Facing the Pacific Grove bullpen, El Camino junior Carlos Alcala set the table with a leadoff single in the sixth. Iniguez followed with a single. Then McCauley executed a textbook bunt up the third-base line and, with the Breakers looking to third before throwing to first, McCauley beat it out for an infield single to load the bases.
El Camino sophomore Gabe Meriales produces a sacrifice fly in the sixth inning of the CCS Division VI baseball finals Saturday at Excite Ballpark in San Jose.
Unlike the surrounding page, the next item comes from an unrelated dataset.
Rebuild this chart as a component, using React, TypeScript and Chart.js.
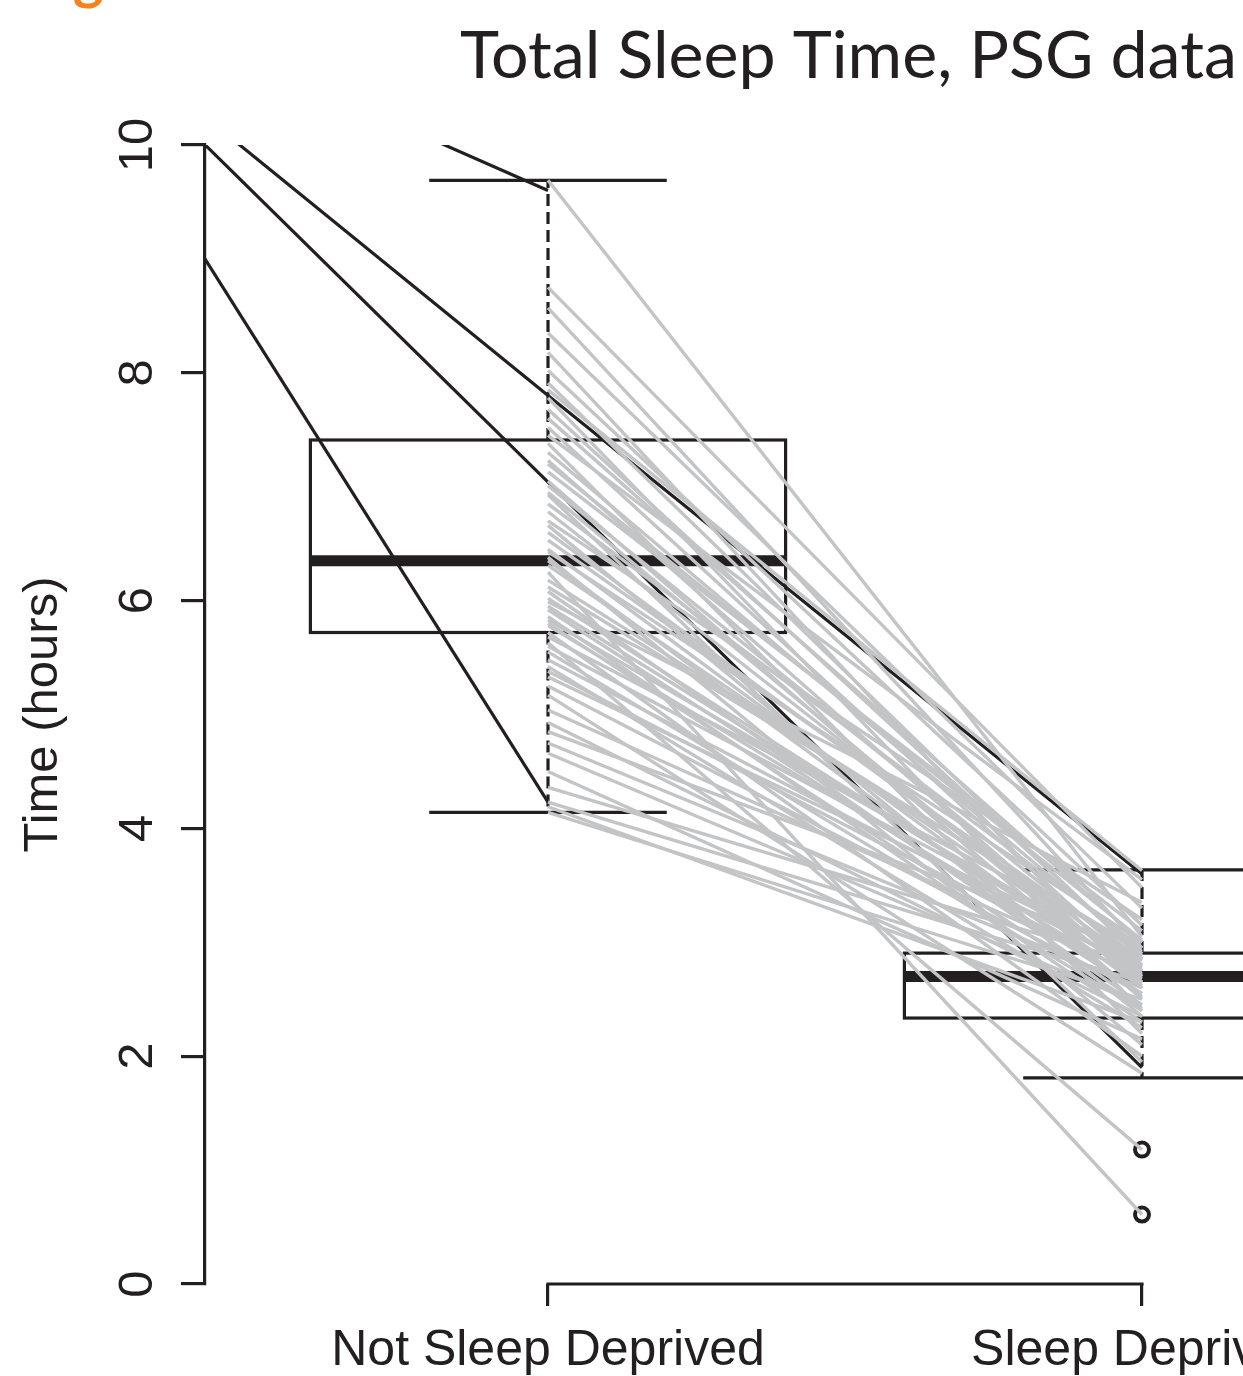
import React, { useEffect, useRef } from "react";
import { Chart, registerables } from "chart.js";

Chart.register(...registerables);

// ---- data ----
const categories = ["Not Sleep Deprived", "Sleep Deprived"];
const yTickValues = [0, 2, 4, 6, 8, 10];
const chartTitle = "Total Sleep Time, PSG data";
const yAxisTitle = "Time (hours)";
const headerText = "Figure 1";

// box-plot statistics per category (hours)
const boxLowerWhisker = [4.14, 1.81];
const boxQ1 = [5.72, 2.335];
const boxMedian = [6.35, 2.7];
const boxQ3 = [7.41, 2.905];
const boxUpperWhisker = [9.69, 3.635];
const boxOutliers: number[][] = [[], [1.18, 0.61]];

// paired subjects (grey lines): value when not deprived -> when deprived
const notDeprived = [
  9.69, 8.75, 8.57, 8.35, 8.18, 8.02, 7.91, 7.85, 7.78, 7.6, 7.52, 7.45, 7.38, 7.3,
  7.23, 7.13, 7.05, 7.01, 6.93, 6.85, 6.78, 6.7, 6.66, 6.53, 6.45, 6.43, 6.38, 6.31,
  6.25, 6.18, 6.08, 6.02, 5.99, 5.92, 5.86, 5.83, 5.78, 5.72, 5.68, 5.63, 5.55, 5.48,
  5.42, 5.33, 5.25, 5.17, 5.04, 4.93, 4.85, 4.75, 4.66, 4.5, 4.36, 4.23, 4.19, 4.14,
  7.68, 7.2, 6.95, 6.6, 6.35, 6.12, 5.95, 5.8, 5.6, 5.38,
];
const deprived = [
  3.05, 3.48, 2.95, 3.3, 2.6, 3.15, 2.85, 3.63, 2.4, 3.0, 2.75, 3.55, 2.2, 2.9,
  2.65, 3.1, 2.5, 2.8, 1.95, 2.95, 2.7, 3.2, 2.35, 2.85, 2.6, 3.0, 2.1, 2.75,
  0.61, 2.9, 2.45, 2.7, 3.35, 2.55, 2.3, 2.8, 2.65, 2.0, 2.95, 1.18, 2.4, 2.75,
  2.25, 2.85, 2.55, 1.85, 2.7, 2.35, 2.9, 2.6, 2.45, 2.15, 2.8, 2.65, 2.3, 2.5,
  2.88, 3.02, 2.62, 2.78, 2.52, 2.92, 2.72, 2.42, 2.84, 2.68,
];

// black lines entering from the left (position 0 is outside the plot)
const blackLeadIn = [12.17, 12.49, 12.04, 11.9];
const blackNotDeprived = [7.04, 4.23, 7.8, 9.6];
const blackDeprived: (number | null)[] = [1.9, null, 3.6, null];

// ---- styles ----
const INK = "#231f20";
const GREY = "#c3c4c6";
const ORANGE = "#f58220";
const AXIS_FONT = "'Liberation Sans', Arial, sans-serif";

const W = 1243;
const H = 1376;

const boxPlugin = {
  id: "boxplotDraw",
  beforeDatasetsDraw(chart: any) {
    const { ctx, chartArea, scales } = chart;
    const x = scales.x;
    const y = scales.y;
    ctx.save();
    ctx.beginPath();
    ctx.rect(chartArea.left, chartArea.top - 3, chartArea.right - chartArea.left, chartArea.bottom - chartArea.top + 6);
    ctx.clip();
    ctx.strokeStyle = INK;
    ctx.lineCap = "butt";
    const seg = (x1: number, y1: number, x2: number, y2: number) => {
      ctx.beginPath();
      ctx.moveTo(x1, y1);
      ctx.lineTo(x2, y2);
      ctx.stroke();
    };
    categories.forEach((_, i) => {
      const xv = i + 1;
      const xc = x.getPixelForValue(xv);
      const xl = x.getPixelForValue(xv - 0.4);
      const xr = x.getPixelForValue(xv + 0.4);
      const cl = x.getPixelForValue(xv - 0.2);
      const cr = x.getPixelForValue(xv + 0.2);
      const ylo = y.getPixelForValue(boxLowerWhisker[i]);
      const yq1 = y.getPixelForValue(boxQ1[i]);
      const ymed = y.getPixelForValue(boxMedian[i]);
      const yq3 = y.getPixelForValue(boxQ3[i]);
      const yhi = y.getPixelForValue(boxUpperWhisker[i]);
      ctx.lineWidth = 3.2;
      ctx.setLineDash([12, 6]);
      seg(xc, yq3, xc, yhi);
      seg(xc, yq1, xc, ylo);
      ctx.setLineDash([]);
      seg(cl, yhi, cr, yhi);
      seg(cl, ylo, cr, ylo);
      ctx.strokeRect(xl, yq3, xr - xl, yq1 - yq3);
      ctx.lineWidth = 11;
      seg(xl, ymed, xr, ymed);
      ctx.lineWidth = 4;
      boxOutliers[i].forEach((v) => {
        ctx.beginPath();
        ctx.arc(xc, y.getPixelForValue(v), 7, 0, Math.PI * 2);
        ctx.stroke();
      });
    });
    ctx.restore();

    // x axis line between the first and last category ticks
    ctx.save();
    ctx.strokeStyle = INK;
    ctx.lineWidth = 3.2;
    ctx.beginPath();
    ctx.moveTo(x.getPixelForValue(1) - 1.6, chartArea.bottom);
    ctx.lineTo(x.getPixelForValue(categories.length) + 1.6, chartArea.bottom);
    ctx.stroke();
    ctx.restore();
  },
  afterDraw(chart: any) {
    const { ctx, chartArea, scales } = chart;
    const y = scales.y;
    ctx.save();
    // rotated y tick labels (R style)
    ctx.fillStyle = INK;
    ctx.font = `49px ${AXIS_FONT}`;
    ctx.textAlign = "center";
    ctx.textBaseline = "alphabetic";
    y.ticks.forEach((t: any) => {
      const py = y.getPixelForValue(t.value);
      ctx.save();
      ctx.translate(chartArea.left - 53, py);
      ctx.rotate(-Math.PI / 2);
      ctx.fillText(String(t.value), 0, 0);
      ctx.restore();
    });
    // title
    ctx.font = `400 64px Lato, 'Open Sans', sans-serif`;
    const mw = ctx.measureText(chartTitle).width;
    const size = (64 * 777) / mw;
    ctx.font = `400 ${size}px Lato, 'Open Sans', sans-serif`;
    ctx.textAlign = "left";
    ctx.fillText(chartTitle, 460, 78);
    // cut-off orange header
    ctx.fillStyle = ORANGE;
    ctx.font = `bold 58px Lato, sans-serif`;
    const wFi = ctx.measureText("Fi").width;
    ctx.fillText(headerText, 73 - wFi, -2);
    ctx.restore();
  },
};

export default function App() {
  const ref = useRef<HTMLCanvasElement | null>(null);
  useEffect(() => {
    document.body.style.margin = "0";
    document.body.style.overflow = "hidden";
    if (!ref.current) return;
    const greySets = notDeprived.map((v, i) => ({
      data: [
        { x: 1, y: v },
        { x: 2, y: deprived[i] },
      ],
      borderColor: GREY,
      borderWidth: 3.4,
      pointRadius: 0,
      fill: false,
      tension: 0,
    }));
    const blackSets = blackLeadIn.map((v, i) => {
      const pts: any[] = [
        { x: 0, y: v },
        { x: 1, y: blackNotDeprived[i] },
      ];
      if (blackDeprived[i] !== null) pts.push({ x: 2, y: blackDeprived[i] });
      return {
        data: pts,
        borderColor: INK,
        borderWidth: 3.2,
        pointRadius: 0,
        fill: false,
        tension: 0,
      };
    });
    const xMin = 1 - 343 / 594;
    const xMax = 1 + (W - 548) / 594;
    const chart = new Chart(ref.current, {
      type: "line",
      data: { datasets: [...greySets, ...blackSets] as any },
      plugins: [boxPlugin],
      options: {
        animation: false,
        responsive: false,
        devicePixelRatio: 1,
        events: [],
        layout: { padding: { top: 145, left: 0, right: 0, bottom: 0 } },
        plugins: {
          legend: { display: false },
          tooltip: { enabled: false },
          title: { display: false },
        },
        scales: {
          x: {
            type: "linear",
            min: xMin,
            max: xMax,
            afterBuildTicks: (s: any) => {
              s.ticks = categories.map((_, i) => ({ value: i + 1 }));
            },
            afterFit: (s: any) => {
              s.height = H - 1284;
              s.paddingLeft = 0;
              s.paddingRight = 0;
            },
            grid: {
              drawOnChartArea: false,
              drawTicks: true,
              tickLength: 22,
              color: INK,
              lineWidth: 3.2,
            },
            border: { display: false },
            ticks: {
              autoSkip: false,
              maxRotation: 0,
              minRotation: 0,
              padding: 15,
              color: INK,
              font: { family: AXIS_FONT, size: 50 },
              callback: (v: any) => categories[Math.round(v) - 1] ?? "",
            },
          },
          y: {
            min: 0,
            max: 10,
            afterBuildTicks: (s: any) => {
              s.ticks = yTickValues.map((v) => ({ value: v }));
            },
            afterFit: (s: any) => {
              s.width = 205;
              s.paddingTop = 0;
              s.paddingBottom = 0;
            },
            grid: {
              drawOnChartArea: false,
              drawTicks: true,
              tickLength: 24,
              color: INK,
              lineWidth: 3.2,
            },
            border: { display: true, color: INK, width: 3.2 },
            ticks: { display: false },
            title: {
              display: true,
              text: yAxisTitle,
              color: INK,
              font: { family: AXIS_FONT, size: 49 },
              padding: { top: 14, bottom: 0 },
            },
          },
        },
      },
    });
    return () => chart.destroy();
  }, []);
  return (
    <div style={{ width: W, height: H, overflow: "hidden" }}>
      <canvas ref={ref} width={W} height={H} style={{ display: "block", width: W, height: H }} />
    </div>
  );
}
Terry Bernal/Daily Journal
Meriales gave the Colts the lead with a sacrifice fly, but Pacific Grove reliever Charlie Edmonds escaped further damage, bouncing back with a groundout and a strikeout to strand two runners. El Camino got the tying run to the plate in the seventh when Jang got hit by a pitch with one out, but the closer Jeska retired the next two batters with a strikeout and a fly out to cap Pacific Grove’s fifth all-time CCS title, and the program’s first since 2013.
El Camino pitching was on point throughout the CCS tournament. Quentin Bromaghim worked five innings to earn the win in last Tuesday’s opener, an 8-2 victory over Lincoln-San Jose. McCauley then fired a three-hit shutout in Thursday’s 5-0 win over Leland-San Jose in the semifinals. Iniguez saved the opener with two scoreless innings of relief and totaled eight innings in the tournament.
“To only give up six runs in three games, it’s unbelievable,” Ordonez said. “I’ve got to commend my defense, I’ve got to commend the pitchers for pounding the zone. ... Total team effort in that department.”